**Your goal:**
For the data below, report the number of lines that contain the string "page" and nothing else.

**Record set:**
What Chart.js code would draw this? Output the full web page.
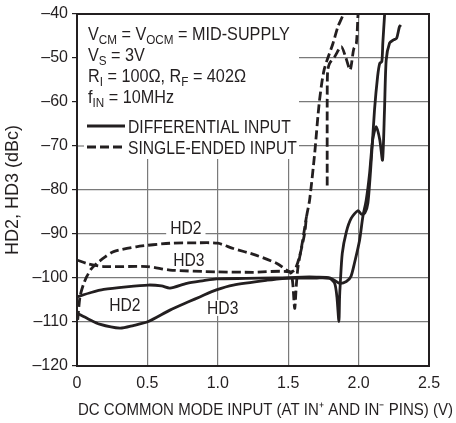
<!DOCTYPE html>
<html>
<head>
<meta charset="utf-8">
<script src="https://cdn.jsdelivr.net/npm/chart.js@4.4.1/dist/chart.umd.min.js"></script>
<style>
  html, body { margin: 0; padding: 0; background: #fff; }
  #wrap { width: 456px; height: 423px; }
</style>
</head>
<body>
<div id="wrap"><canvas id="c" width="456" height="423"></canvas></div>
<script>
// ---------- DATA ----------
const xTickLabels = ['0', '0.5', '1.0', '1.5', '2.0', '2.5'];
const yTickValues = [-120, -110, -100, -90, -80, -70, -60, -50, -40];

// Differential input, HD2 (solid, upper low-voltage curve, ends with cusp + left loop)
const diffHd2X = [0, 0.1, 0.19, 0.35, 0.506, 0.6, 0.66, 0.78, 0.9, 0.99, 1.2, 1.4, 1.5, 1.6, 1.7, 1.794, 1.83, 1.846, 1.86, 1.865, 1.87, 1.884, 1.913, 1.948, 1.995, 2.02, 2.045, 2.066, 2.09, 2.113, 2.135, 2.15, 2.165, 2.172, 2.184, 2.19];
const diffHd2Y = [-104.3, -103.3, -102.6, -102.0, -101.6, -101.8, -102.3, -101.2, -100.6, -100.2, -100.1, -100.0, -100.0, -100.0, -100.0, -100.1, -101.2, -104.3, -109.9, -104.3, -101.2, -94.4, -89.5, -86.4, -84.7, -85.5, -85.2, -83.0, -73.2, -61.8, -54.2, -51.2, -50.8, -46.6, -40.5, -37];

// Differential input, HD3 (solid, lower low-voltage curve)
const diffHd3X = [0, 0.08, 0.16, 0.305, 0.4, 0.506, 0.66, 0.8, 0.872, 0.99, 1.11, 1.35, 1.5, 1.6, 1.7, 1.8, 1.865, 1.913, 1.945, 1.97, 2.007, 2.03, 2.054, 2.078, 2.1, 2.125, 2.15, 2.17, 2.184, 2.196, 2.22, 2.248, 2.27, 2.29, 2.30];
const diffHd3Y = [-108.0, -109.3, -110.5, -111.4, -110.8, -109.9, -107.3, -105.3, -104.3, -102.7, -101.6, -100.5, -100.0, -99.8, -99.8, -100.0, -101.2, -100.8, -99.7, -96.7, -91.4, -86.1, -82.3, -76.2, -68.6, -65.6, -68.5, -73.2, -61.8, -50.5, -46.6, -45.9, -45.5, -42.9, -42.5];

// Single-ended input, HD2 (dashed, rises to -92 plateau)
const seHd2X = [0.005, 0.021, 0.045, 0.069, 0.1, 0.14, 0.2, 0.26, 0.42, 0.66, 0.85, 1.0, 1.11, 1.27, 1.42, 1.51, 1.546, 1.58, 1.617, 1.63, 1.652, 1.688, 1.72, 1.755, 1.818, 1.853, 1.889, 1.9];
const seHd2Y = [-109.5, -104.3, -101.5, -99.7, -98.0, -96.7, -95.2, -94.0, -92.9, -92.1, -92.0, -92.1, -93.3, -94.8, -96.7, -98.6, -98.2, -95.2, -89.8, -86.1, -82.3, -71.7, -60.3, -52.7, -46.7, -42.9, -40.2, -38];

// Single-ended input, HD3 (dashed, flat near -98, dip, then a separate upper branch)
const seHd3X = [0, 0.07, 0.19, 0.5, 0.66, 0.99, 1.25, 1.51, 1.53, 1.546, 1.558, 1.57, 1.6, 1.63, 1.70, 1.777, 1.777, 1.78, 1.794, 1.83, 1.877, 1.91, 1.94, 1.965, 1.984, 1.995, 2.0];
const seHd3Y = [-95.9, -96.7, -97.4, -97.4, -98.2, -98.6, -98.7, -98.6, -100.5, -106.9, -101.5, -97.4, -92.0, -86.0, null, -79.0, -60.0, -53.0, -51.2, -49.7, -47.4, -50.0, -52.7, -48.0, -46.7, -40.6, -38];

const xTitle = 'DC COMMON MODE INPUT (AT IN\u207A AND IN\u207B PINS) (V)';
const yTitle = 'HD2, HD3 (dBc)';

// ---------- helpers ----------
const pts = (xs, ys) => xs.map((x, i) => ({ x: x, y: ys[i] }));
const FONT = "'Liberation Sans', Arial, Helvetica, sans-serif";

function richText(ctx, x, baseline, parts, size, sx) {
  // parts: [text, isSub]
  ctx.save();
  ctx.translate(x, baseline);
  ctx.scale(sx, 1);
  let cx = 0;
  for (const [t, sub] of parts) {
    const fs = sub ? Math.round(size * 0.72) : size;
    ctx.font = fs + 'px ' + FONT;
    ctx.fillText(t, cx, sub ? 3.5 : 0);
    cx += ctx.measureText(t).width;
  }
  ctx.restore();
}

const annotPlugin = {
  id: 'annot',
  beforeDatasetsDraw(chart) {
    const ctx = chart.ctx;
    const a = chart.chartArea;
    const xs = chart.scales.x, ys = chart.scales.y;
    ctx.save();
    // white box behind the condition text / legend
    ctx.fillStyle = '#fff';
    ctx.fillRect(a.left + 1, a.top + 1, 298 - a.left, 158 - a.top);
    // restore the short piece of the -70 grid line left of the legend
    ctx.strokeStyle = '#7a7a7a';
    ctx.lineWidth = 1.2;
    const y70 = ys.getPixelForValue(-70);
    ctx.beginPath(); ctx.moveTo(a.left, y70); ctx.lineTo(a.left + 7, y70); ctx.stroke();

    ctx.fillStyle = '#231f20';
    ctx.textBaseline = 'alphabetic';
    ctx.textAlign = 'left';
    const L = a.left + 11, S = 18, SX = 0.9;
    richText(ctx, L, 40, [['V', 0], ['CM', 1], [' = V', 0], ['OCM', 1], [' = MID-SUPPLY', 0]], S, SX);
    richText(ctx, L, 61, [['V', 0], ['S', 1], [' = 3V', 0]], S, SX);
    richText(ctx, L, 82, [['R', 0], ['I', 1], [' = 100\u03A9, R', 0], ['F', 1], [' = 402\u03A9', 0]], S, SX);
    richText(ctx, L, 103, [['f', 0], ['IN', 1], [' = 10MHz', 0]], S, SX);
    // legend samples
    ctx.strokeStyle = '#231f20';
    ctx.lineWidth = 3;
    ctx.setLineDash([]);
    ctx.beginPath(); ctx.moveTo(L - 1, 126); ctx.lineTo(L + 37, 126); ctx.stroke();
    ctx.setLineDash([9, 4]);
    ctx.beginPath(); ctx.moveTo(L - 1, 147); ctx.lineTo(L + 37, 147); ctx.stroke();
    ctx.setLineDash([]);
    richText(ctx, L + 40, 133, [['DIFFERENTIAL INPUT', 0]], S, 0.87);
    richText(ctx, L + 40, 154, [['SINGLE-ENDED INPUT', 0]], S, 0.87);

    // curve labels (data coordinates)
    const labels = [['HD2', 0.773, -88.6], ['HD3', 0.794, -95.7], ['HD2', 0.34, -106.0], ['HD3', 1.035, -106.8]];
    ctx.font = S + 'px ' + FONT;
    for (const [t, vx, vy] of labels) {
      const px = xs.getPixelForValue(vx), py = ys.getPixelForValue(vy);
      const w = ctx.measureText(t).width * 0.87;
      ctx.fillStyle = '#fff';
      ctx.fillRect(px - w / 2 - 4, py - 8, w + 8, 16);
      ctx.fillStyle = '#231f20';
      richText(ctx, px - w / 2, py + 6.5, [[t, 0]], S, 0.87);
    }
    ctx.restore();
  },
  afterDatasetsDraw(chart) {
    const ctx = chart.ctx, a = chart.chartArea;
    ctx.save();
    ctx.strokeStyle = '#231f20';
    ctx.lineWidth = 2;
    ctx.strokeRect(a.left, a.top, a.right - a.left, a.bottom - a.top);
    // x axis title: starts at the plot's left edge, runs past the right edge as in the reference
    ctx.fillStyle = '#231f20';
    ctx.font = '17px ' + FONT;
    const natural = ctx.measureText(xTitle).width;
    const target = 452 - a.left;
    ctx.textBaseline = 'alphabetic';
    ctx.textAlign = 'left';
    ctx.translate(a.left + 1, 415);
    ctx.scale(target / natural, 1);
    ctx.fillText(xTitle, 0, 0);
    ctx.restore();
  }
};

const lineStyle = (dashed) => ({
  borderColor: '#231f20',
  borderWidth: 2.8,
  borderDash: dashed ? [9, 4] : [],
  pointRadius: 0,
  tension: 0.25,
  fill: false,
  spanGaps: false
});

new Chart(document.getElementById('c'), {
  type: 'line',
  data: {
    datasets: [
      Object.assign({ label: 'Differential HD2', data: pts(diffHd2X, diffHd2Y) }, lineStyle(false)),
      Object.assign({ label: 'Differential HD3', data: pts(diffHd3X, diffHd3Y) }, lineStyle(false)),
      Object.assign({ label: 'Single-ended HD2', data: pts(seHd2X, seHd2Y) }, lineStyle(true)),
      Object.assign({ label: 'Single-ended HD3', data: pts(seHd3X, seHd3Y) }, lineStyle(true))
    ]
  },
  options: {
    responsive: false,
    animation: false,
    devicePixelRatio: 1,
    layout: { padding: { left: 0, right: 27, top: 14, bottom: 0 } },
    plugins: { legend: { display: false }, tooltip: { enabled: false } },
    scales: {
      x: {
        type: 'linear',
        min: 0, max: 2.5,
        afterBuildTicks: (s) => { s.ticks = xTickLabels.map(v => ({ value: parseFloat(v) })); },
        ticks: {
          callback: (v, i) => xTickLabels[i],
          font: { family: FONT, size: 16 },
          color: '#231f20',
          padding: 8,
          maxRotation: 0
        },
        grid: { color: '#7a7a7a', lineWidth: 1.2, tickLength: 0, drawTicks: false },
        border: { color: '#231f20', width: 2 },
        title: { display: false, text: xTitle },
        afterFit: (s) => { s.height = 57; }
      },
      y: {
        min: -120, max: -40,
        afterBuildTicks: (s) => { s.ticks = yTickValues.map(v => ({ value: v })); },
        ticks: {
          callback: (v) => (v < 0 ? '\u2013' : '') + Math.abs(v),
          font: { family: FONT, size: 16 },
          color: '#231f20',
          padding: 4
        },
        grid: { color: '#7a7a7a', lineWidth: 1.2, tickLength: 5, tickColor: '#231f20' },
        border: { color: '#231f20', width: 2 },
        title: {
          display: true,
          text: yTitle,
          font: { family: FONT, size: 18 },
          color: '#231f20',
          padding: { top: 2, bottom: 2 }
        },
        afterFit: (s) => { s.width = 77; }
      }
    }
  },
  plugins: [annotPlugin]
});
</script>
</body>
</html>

...

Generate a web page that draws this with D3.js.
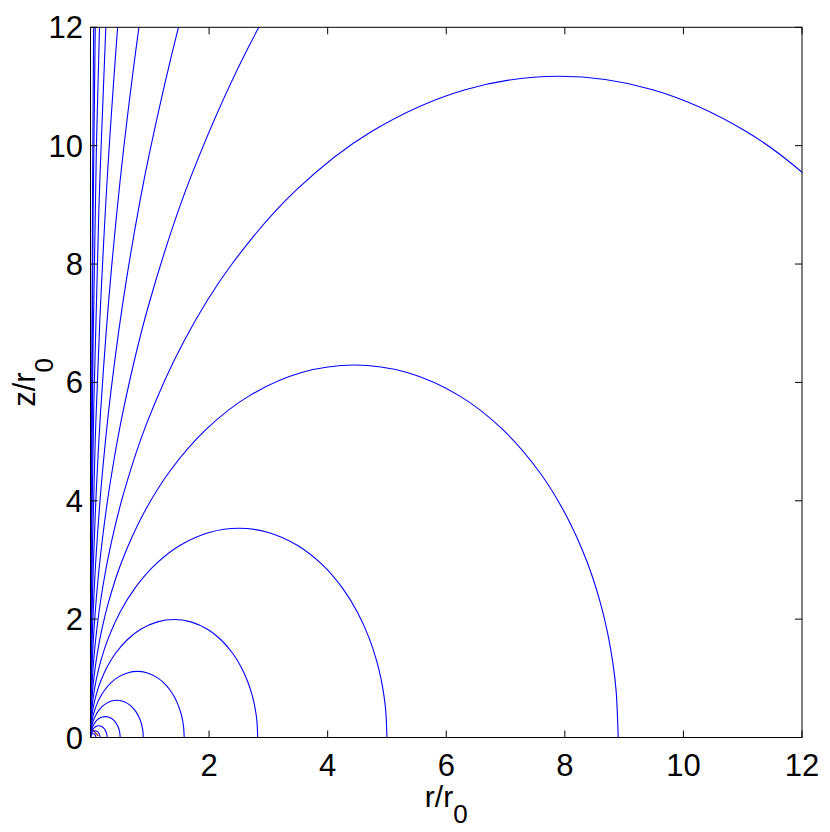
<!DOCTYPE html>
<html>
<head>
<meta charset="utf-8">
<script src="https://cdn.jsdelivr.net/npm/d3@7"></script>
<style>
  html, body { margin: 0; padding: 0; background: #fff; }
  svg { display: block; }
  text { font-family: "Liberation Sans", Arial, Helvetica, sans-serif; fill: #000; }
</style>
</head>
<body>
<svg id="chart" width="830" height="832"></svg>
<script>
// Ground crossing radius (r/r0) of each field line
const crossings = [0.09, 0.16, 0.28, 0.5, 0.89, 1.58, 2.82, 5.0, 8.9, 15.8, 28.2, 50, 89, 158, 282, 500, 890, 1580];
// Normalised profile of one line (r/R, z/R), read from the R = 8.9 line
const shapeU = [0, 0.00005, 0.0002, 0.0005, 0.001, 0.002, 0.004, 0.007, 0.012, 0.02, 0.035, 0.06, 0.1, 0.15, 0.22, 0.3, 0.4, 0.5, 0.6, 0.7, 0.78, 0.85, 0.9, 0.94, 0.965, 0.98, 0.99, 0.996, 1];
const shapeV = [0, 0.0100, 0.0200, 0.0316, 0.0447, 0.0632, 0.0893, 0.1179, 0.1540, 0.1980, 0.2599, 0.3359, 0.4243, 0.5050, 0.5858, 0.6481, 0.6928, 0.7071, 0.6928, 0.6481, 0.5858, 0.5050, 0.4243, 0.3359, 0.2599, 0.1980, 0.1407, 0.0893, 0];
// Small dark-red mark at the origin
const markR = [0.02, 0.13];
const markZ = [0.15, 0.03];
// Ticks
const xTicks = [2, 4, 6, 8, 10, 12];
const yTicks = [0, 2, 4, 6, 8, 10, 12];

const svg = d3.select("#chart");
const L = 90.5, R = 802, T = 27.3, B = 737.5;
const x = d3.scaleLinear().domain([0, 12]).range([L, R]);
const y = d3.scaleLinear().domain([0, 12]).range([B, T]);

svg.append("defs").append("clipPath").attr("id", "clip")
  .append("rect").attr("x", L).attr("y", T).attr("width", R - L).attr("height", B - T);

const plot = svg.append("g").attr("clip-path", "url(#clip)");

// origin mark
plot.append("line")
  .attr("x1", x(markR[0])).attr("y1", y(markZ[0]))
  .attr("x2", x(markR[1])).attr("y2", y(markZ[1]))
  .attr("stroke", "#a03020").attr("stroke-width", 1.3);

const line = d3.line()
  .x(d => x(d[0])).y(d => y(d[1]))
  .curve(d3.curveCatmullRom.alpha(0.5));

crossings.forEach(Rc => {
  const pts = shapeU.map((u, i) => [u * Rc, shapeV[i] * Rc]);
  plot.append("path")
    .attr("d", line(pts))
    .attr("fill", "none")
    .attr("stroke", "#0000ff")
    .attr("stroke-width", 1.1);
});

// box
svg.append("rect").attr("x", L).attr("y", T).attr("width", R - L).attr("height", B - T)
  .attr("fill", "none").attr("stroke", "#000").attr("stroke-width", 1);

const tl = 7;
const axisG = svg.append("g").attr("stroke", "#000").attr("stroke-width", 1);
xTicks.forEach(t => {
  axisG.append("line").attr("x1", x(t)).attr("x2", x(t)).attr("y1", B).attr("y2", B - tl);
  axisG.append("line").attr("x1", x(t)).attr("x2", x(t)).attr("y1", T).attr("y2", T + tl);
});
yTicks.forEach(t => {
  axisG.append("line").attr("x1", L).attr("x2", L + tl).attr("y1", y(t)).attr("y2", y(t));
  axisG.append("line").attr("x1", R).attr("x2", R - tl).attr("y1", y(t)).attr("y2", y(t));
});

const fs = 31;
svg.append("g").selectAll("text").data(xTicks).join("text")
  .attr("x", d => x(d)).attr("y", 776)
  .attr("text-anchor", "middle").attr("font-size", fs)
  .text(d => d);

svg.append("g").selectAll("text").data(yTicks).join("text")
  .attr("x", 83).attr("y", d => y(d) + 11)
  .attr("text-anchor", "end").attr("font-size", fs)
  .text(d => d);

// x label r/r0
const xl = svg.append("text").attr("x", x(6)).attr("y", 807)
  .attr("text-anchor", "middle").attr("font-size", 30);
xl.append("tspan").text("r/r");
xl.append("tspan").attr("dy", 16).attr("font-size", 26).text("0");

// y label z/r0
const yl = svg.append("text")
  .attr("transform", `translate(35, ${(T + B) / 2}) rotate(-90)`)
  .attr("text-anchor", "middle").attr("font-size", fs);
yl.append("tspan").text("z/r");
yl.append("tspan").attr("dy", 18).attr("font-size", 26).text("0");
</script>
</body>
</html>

**Reply to the exercise:**
2